Key point: directional slip resistance matters

Many decking products achieve grip in one direction (e.g., along ridges). But real balcony movement is multi-directional—people step, turn, and carry items. That’s why “inherently slip resistant in all directions” is a meaningful performance concept: it reduces reliance on one set of grooves or ridges to provide grip.

Luxura non-combustible decking and water pooling: what’s different?

Luxura is designed as a non-combustible decking option for balcony applications where fire safety expectations, durability, and day-to-day safety must be balanced. In the context of water pooling and winter conditions, Luxura’s key advantages are:

• An inherently slip resistant surface in multiple directions (not dependent on one ridge orientation).

• Material behaviour that is inert to salt exposure in typical winter maintenance scenarios (helpful where de-icing is used).

These features are particularly relevant where drainage is imperfect, or where micro-ponding occurs at local low points—because real balconies rarely remain perfectly drained for their entire service life.

How some aluminium ‘fire rated decking’ profiles can worsen ice risk

Aluminium balcony decking is often specified because it is non-combustible, and many systems use longitudinal ridges to improve grip. The challenge is that ridges and grooves can also trap water. If the trapped water freezes, the surface can become unexpectedly slippery—especially when the ridges are aligned with the primary walking direction.

This is not a criticism of aluminium as a material; it’s a reminder that profile geometry matters. On a cold night, small channels can hold just enough water to create ‘ice lenses’ that reduce friction precisely where footwear contacts the surface.

Salt, scratches, and aluminium corrosion: what specifiers should understand

Where ice is a regular winter issue, maintenance teams sometimes apply salt or chloride-based de-icers. Chlorides are well known to attack protective oxide films on aluminium, contributing to corrosion and pitting under certain conditions.

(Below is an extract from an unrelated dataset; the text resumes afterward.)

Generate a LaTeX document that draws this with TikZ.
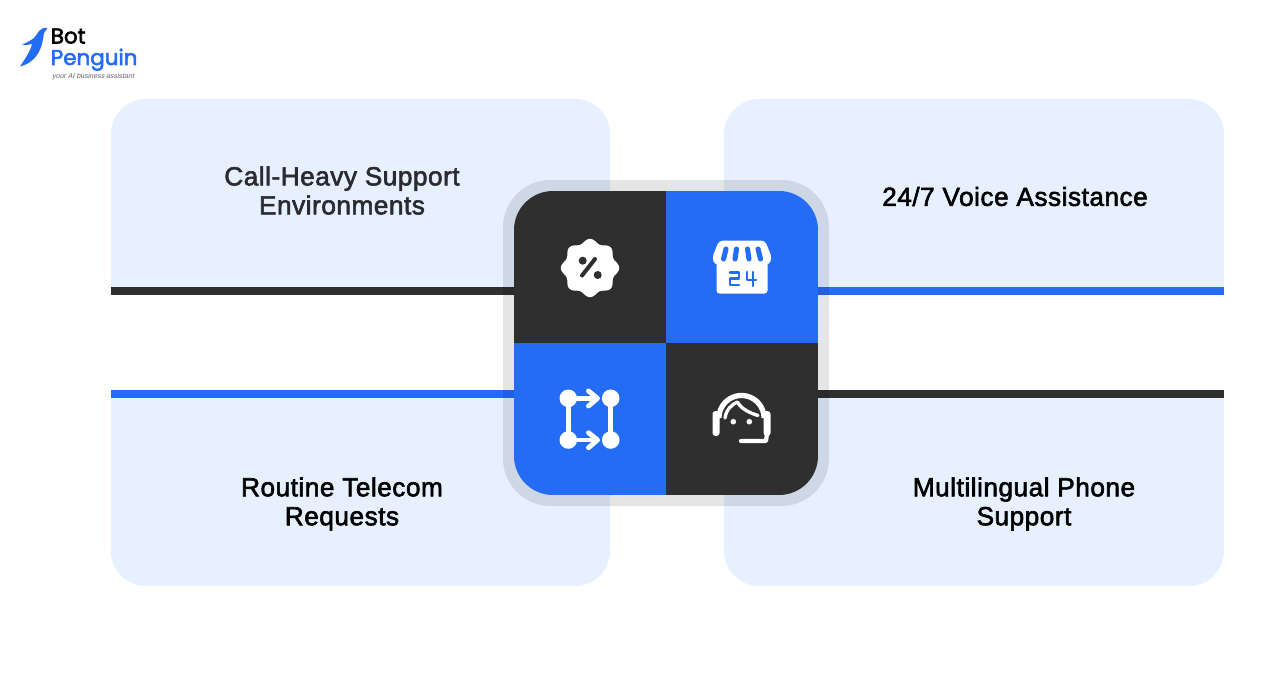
\documentclass[tikz,border=0pt]{standalone}
\usepackage{fontspec}
\setmainfont{Liberation Sans}[FakeBold=2.2,LetterSpace=2]
\newfontfamily\logofont{Poppins}[FakeBold=2.5]
\newfontfamily\tagfont{Liberation Sans}[FakeSlant=0.2]
\definecolor{panelblue}{HTML}{E6F0FF}
\definecolor{brandblue}{HTML}{246BF5}
\definecolor{darkcell}{HTML}{2F2F2F}
\definecolor{labelink}{HTML}{2A2A30}
\tikzset{
  panel/.style={fill=panelblue,draw=none},
  band/.style={line width=4.6pt},
  label/.style={align=center,text=labelink,font=\fontsize{14.9}{16.5}\selectfont,inner sep=0pt},
  iconline/.style={draw=white,line width=2.8pt,line cap=round,line join=round},
  bluegap/.style={draw=brandblue,line width=1.5pt,line cap=round,line join=round},
}
\begin{document}
\begin{tikzpicture}[x=0.02cm,y=-0.02cm]
\useasboundingbox (0,0) rectangle (1288,686);
\fill[white] (0,0) rectangle (1288,686);
% panels
\fill[panel] (111,291) [rounded corners=0.7cm] -- (111,99) -- (610,99) [sharp corners] -- (610,291) -- cycle;
\fill[panel] (724,291) [rounded corners=0.7cm] -- (724,99) -- (1224,99) [sharp corners] -- (1224,291) -- cycle;
\fill[panel] (111,394) [rounded corners=0.7cm] -- (111,586) -- (610,586) [sharp corners] -- (610,394) -- cycle;
\fill[panel] (724,394) [rounded corners=0.7cm] -- (724,586) -- (1224,586) [sharp corners] -- (1224,394) -- cycle;
% anchors
\coordinate (hub) at (666,343);
\coordinate (tlfree) at (111,291);\coordinate (tlhub) at (514,291);
\coordinate (trfree) at (1224,291);\coordinate (trhub) at (818,291);
\coordinate (blfree) at (111,394.3);\coordinate (blhub) at (514,394.3);
\coordinate (brfree) at (1224,394.3);\coordinate (brhub) at (818,394.3);
\draw[band,draw=darkcell] (tlfree) -- (tlhub);
\draw[band,draw=brandblue] (trfree) -- (trhub);
\draw[band,draw=brandblue] (blfree) -- (blhub);
\draw[band,draw=darkcell] (brfree) -- (brhub);
% ring
\fill[black,opacity=0.1,rounded corners=0.95cm] (503,180) rectangle (829,506);
% quadrants
\begin{scope}
\clip[rounded corners=0.78cm] (514,191) rectangle (818,495);
\fill[darkcell] (514,191) rectangle (666,343);
\fill[brandblue] (666,191) rectangle (818,343);
\fill[brandblue] (514,343) rectangle (666,495);
\fill[darkcell] (666,343) rectangle (818,495);
\end{scope}
% badge icon
\fill[white] plot[domain=0:360,samples=121,smooth] ({590+(27.2+2*cos(8*\x))*cos(\x)},{268+(27.2+2*cos(8*\x))*sin(\x)}) -- cycle;
\fill[darkcell] (582.7,260.7) circle[radius=4];
\fill[darkcell] (597.7,275) circle[radius=4];
\draw[darkcell,line width=2.3pt,line cap=round] (595,259) -- (582,275.5);
% store icon
\fill[white,rounded corners=0.06cm] (716.5,250) rectangle (767.5,293.5);
\fill[white,rounded corners=0.08cm] (719,240.5) -- (765,240.5) -- (772,258) -- (769,265) -- (715,265) -- (712,258) -- cycle;
\foreach \a/\b in {726/723.5,736.5/735,747.5/749,758/760.5}{
  \draw[draw=brandblue,line width=2.9pt,line cap=round] (\a,249) -- (\b,259);
}
\draw[bluegap] (730,272.5) -- (739,272.5) -- (739,278.5) -- (730,278.5) -- (730,285) -- (739,285);
\draw[bluegap] (747,272) -- (747,280) -- (756,280);
\draw[bluegap] (753,272) -- (753,286);
% route icon
\coordinate (ra) at (568.3,398.3);\coordinate (rb) at (610.7,398.3);
\coordinate (rc) at (568.3,440);\coordinate (rd) at (610.7,440);
\foreach \p in {ra,rb,rc,rd}{\fill[white] (\p) circle[radius=8.8];}
\draw[iconline] (ra) -- (rc);
\draw[iconline] (rb) -- (rd);
\draw[iconline] (ra) -- (597,398.3);
\draw[iconline] (rc) -- (597,440);
\draw[iconline] (588.5,391) -- (597.5,398.3) -- (588.5,406);
\draw[iconline] (588.5,432.7) -- (597.5,440) -- (588.5,447.7);
% headset icon
\draw[draw=white,line width=3pt] plot[domain=180:360,samples=50,smooth] ({741.5+22.5*cos(\x)},{418+22.5*sin(\x)});
\fill[white,rounded corners=0.06cm] (712.5,411) rectangle (719.5,436);
\fill[white,rounded corners=0.06cm] (763.5,411) rectangle (770.5,436);
\draw[iconline,line width=2.4pt] (767,434) -- (766,441) -- (741,441);
\draw[iconline,line width=1.9pt] (725,418) .. controls (726,410) and (732,404) .. (737.5,402) .. controls (741,409) and (750,413) .. (758,415.5);
\fill[white] (733.3,421.7) circle[radius=2.8];
\fill[white] (749.3,421.7) circle[radius=2.8];
% labels
\node[label] (calls) at (342,190.5) {Call-Heavy Support\\Environments};
\node[label,text=black] (voice) at (1015,196.5) {24/7 Voice Assistance};
\node[label,text=black] (routine) at (342,504) {Routine Telecom\\Requests};
\node[label,text=black] (multi) at (1024,504) {Multilingual Phone\\Support};
% logo
\fill[brandblue] (47.5,28) .. controls (44,27.5) and (41,28.5) .. (39,31) .. controls (37,34) and (36,36) .. (34,38) .. controls (30,41) and (26,43) .. (22,44.5) .. controls (25,45) and (29,45) .. (32,44) .. controls (31,50) and (25,59) .. (20,66.5) .. controls (26,65) and (32,62) .. (37,55) .. controls (42,48) and (43,40) .. (44,33) -- cycle;
\node[inner sep=0pt,anchor=base west,font=\logofont\fontsize{12.2}{12}\selectfont,text=black] (bot) at (50.5,43.5) {Bot};
\node[inner sep=0pt,anchor=base west,font=\logofont\fontsize{12.2}{12}\selectfont,text=brandblue] (pen) at (50.5,65) {Penguin};
\node[inner sep=0pt,anchor=base west,font=\tagfont\fontsize{4}{4}\selectfont,text=black!60] (tag) at (52,78.5) {your AI business assistant};
\end{tikzpicture}
\end{document}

In addition, aluminium can be vulnerable to galvanic (electrolytic) corrosion when it is electrically connected to dissimilar metals in the presence of an electrolyte such as salty water (for example, stainless fixings with trapped brine in grooves). Galvanic corrosion fundamentals are well documented in corrosion guidance.

It’s also worth noting that if a ridged aluminium surface is mechanically abraded (for example, through repeated scraping or aggressive gritting/salting practices), protective coatings can be compromised. Once coatings are damaged, corrosion risk can increase—particularly in coastal or high-chloride environments.

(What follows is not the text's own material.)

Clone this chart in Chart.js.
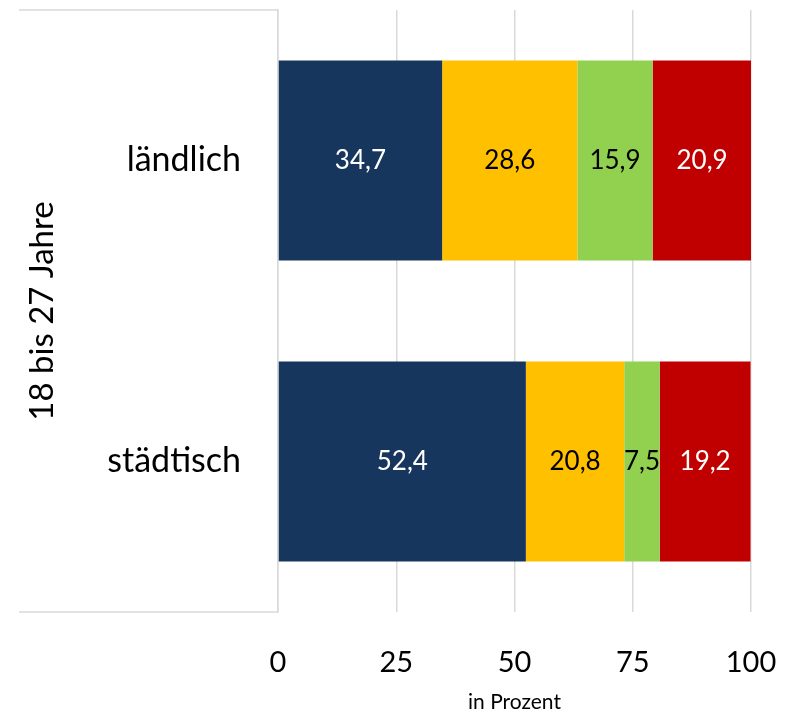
<!DOCTYPE html>
<html>
<head>
<meta charset="utf-8">
<script src="https://cdn.jsdelivr.net/npm/chart.js@4/dist/chart.umd.min.js"></script>
<style>
  html, body { margin: 0; padding: 0; background: #ffffff; }
  #wrap { width: 794px; height: 717px; position: relative; }
</style>
</head>
<body>
<div id="wrap"><canvas id="c" width="794" height="717"></canvas></div>
<script>
const categories = ['ländlich', 'städtisch'];
const groupLabel = '18 bis 27 Jahre';
const seriesNames = ['Serie 1', 'Serie 2', 'Serie 3', 'Serie 4'];
const series1 = [34.7, 52.4];
const series2 = [28.6, 20.8];
const series3 = [15.9, 7.5];
const series4 = [20.9, 19.2];
const xTicks = [0, 25, 50, 75, 100];
const xTitle = 'in Prozent';

const colors = ['#17365D', '#FFC000', '#92D050', '#C00000'];
const labelColors = ['#ffffff', '#000000', '#000000', '#ffffff'];
const FONT = 'Lato, "Open Sans", sans-serif';

const allSeries = [series1, series2, series3, series4];

const dataLabelPlugin = {
  id: 'dataLabels',
  afterDatasetsDraw(chart) {
    const ctx = chart.ctx;
    ctx.save();
    ctx.font = '26px ' + FONT;
    ctx.textAlign = 'center';
    ctx.textBaseline = 'middle';
    chart.data.datasets.forEach((ds, i) => {
      const meta = chart.getDatasetMeta(i);
      meta.data.forEach((el, j) => {
        const v = ds.data[j];
        const cx = (el.x + el.base) / 2;
        ctx.fillStyle = labelColors[i];
        ctx.fillText(v.toFixed(1).replace('.', ','), cx, el.y);
      });
    });
    ctx.restore();
  }
};

const boxPlugin = {
  id: 'catBox',
  afterDraw(chart) {
    const ctx = chart.ctx;
    const a = chart.chartArea;
    ctx.save();
    ctx.strokeStyle = '#d9d9d9';
    ctx.lineWidth = 1.5;
    ctx.beginPath();
    ctx.moveTo(19, a.top);
    ctx.lineTo(a.left, a.top);
    ctx.moveTo(19, a.bottom);
    ctx.lineTo(a.left, a.bottom);
    ctx.stroke();
    ctx.restore();
  }
};

new Chart(document.getElementById('c'), {
  type: 'bar',
  data: {
    labels: categories,
    datasets: allSeries.map((d, i) => ({
      label: seriesNames[i],
      data: d,
      backgroundColor: colors[i],
      borderWidth: 0,
      categoryPercentage: 1,
      barPercentage: 0.664
    }))
  },
  options: {
    indexAxis: 'y',
    responsive: false,
    animation: false,
    devicePixelRatio: 1,
    layout: { padding: { top: 10, right: 43, left: 0, bottom: 0 } },
    plugins: {
      legend: { display: false },
      tooltip: { enabled: false }
    },
    scales: {
      x: {
        stacked: true,
        min: 0,
        max: 100,
        afterBuildTicks(scale) { scale.ticks = xTicks.map(v => ({ value: v })); },
        afterFit(scale) {
          scale.height = 105;
          scale.paddingLeft = 0;
          scale.paddingRight = 0;
        },
        grid: { color: '#d9d9d9', lineWidth: 1.5, drawTicks: false },
        border: { display: false },
        ticks: {
          padding: 33,
          color: '#000000',
          font: { family: FONT, size: 29 }
        },
        title: {
          display: true,
          text: xTitle,
          color: '#000000',
          font: { family: FONT, size: 21 },
          padding: { top: 0, bottom: 2 }
        }
      },
      y: {
        stacked: true,
        afterFit(scale) {
          scale.width = 278;
          scale.paddingTop = 0;
          scale.paddingBottom = 0;
        },
        grid: { display: false, drawTicks: false },
        border: { display: true, color: '#d9d9d9', width: 1.5 },
        ticks: {
          padding: 37,
          color: '#000000',
          font: { family: FONT, size: 34 }
        },
        title: {
          display: true,
          text: groupLabel,
          color: '#000000',
          font: { family: FONT, size: 33 },
          padding: { top: 23, bottom: 0 }
        }
      }
    }
  },
  plugins: [dataLabelPlugin, boxPlugin]
});
</script>
</body>
</html>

Design and maintenance strategies to reduce water pooling (any decking system)

No decking surface can compensate for poor drainage design. The best results come from combining a compliant balcony build-up with sensible maintenance. These measures are widely aligned with balcony guidance and general slip prevention principles:

1) Verify falls and eliminate back-falls during installation and handover.

2) Keep outlets, channels and overflows clear—especially in autumn/winter.

3) Avoid detailing that creates hidden troughs where debris dams water.

4) Select surfaces based on evidence (e.g., pendulum slip test data) for wet conditions.

5) Implement a winter plan: inspection frequency increases during freeze/thaw cycles.

HSE guidance on slips and trips emphasises practical winter controls such as promptly addressing icy conditions on walkways.

Specifier checklist: what to ask for when selecting non-combustible decking for balconies

If your project team is selecting non-combustible decking (or fire rated decking) for balconies on high-rise buildings, consider requesting:

• Fire classification evidence appropriate to the system (e.g., EN 13501-1 reports where applicable).

• Slip resistance evidence in wet conditions (pendulum testing / recognised UK method).

• Drainage detailing aligned with BS 8579 principles (controlled drainage, no ponding).

• Evidence of performance in exposed environments (freeze/thaw, coastal/salt exposure where relevant).

• Cleaning and winter maintenance guidance that is realistic for residents/estate teams.